Copy out the data below verbatim.

--- START OF Data ---

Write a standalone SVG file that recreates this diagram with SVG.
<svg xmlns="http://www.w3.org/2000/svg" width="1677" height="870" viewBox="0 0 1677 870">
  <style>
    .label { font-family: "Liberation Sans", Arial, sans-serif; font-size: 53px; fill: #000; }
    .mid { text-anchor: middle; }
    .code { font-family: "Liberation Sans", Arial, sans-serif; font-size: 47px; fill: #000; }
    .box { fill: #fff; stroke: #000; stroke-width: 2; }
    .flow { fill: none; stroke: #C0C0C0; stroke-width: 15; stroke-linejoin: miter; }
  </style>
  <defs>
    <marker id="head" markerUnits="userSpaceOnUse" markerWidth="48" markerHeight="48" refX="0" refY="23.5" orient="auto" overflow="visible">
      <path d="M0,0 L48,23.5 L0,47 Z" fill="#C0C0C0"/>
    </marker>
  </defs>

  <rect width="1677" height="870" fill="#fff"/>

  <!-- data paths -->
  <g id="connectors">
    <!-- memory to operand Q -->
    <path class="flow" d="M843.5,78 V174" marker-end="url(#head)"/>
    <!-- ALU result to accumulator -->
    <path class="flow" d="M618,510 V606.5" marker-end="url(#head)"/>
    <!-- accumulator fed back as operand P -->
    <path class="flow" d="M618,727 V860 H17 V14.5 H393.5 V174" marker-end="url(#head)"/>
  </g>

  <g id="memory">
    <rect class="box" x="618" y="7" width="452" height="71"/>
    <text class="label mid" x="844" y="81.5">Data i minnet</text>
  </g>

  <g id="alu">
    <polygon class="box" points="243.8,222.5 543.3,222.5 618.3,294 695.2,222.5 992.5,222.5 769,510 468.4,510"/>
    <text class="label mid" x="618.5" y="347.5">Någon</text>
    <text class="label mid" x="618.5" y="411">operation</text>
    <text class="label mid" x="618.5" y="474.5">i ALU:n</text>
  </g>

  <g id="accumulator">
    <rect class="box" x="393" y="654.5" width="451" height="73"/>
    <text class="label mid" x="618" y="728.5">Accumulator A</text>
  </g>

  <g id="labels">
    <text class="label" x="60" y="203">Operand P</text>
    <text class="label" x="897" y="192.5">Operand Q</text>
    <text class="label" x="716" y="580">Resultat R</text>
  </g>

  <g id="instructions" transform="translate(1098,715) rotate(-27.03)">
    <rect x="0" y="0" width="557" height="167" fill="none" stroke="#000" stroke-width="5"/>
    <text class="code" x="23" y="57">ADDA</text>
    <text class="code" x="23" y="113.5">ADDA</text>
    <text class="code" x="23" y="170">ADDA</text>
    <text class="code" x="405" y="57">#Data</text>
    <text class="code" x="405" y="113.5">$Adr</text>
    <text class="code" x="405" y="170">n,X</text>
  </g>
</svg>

--- END OF Data ---

## Solution
Write a standalone SVG file that recreates this diagram with SVG.
<svg xmlns="http://www.w3.org/2000/svg" width="1677" height="870" viewBox="0 0 1677 870">
  <style>
    .label { font-family: "Liberation Sans", Arial, sans-serif; font-size: 53px; fill: #000; }
    .mid { text-anchor: middle; }
    .code { font-family: "Liberation Sans", Arial, sans-serif; font-size: 47px; fill: #000; }
    .box { fill: #fff; stroke: #000; stroke-width: 2; }
    .flow { fill: none; stroke: #C0C0C0; stroke-width: 15; stroke-linejoin: miter; }
  </style>
  <defs>
    <marker id="head" markerUnits="userSpaceOnUse" markerWidth="48" markerHeight="48" refX="0" refY="23.5" orient="auto" overflow="visible">
      <path d="M0,0 L48,23.5 L0,47 Z" fill="#C0C0C0"/>
    </marker>
  </defs>

  <rect width="1677" height="870" fill="#fff"/>

  <!-- data paths -->
  <g id="connectors">
    <!-- memory to operand Q -->
    <path class="flow" d="M843.5,78 V174" marker-end="url(#head)"/>
    <!-- ALU result to accumulator -->
    <path class="flow" d="M618,510 V606.5" marker-end="url(#head)"/>
    <!-- accumulator fed back as operand P -->
    <path class="flow" d="M618,727 V860 H17 V14.5 H393.5 V174" marker-end="url(#head)"/>
  </g>

  <g id="memory">
    <rect class="box" x="618" y="7" width="452" height="71"/>
    <text class="label mid" x="844" y="81.5">Data i minnet</text>
  </g>

  <g id="alu">
    <polygon class="box" points="243.8,222.5 543.3,222.5 618.3,294 695.2,222.5 992.5,222.5 769,510 468.4,510"/>
    <text class="label mid" x="618.5" y="347.5">Någon</text>
    <text class="label mid" x="618.5" y="411">operation</text>
    <text class="label mid" x="618.5" y="474.5">i ALU:n</text>
  </g>

  <g id="accumulator">
    <rect class="box" x="393" y="654.5" width="451" height="73"/>
    <text class="label mid" x="618" y="728.5">Accumulator A</text>
  </g>

  <g id="labels">
    <text class="label" x="60" y="203">Operand P</text>
    <text class="label" x="897" y="192.5">Operand Q</text>
    <text class="label" x="716" y="580">Resultat R</text>
  </g>

  <g id="instructions" transform="translate(1098,715) rotate(-27.03)">
    <rect x="0" y="0" width="557" height="167" fill="none" stroke="#000" stroke-width="5"/>
    <text class="code" x="23" y="57">ADDA</text>
    <text class="code" x="23" y="113.5">ADDA</text>
    <text class="code" x="23" y="170">ADDA</text>
    <text class="code" x="405" y="57">#Data</text>
    <text class="code" x="405" y="113.5">$Adr</text>
    <text class="code" x="405" y="170">n,X</text>
  </g>
</svg>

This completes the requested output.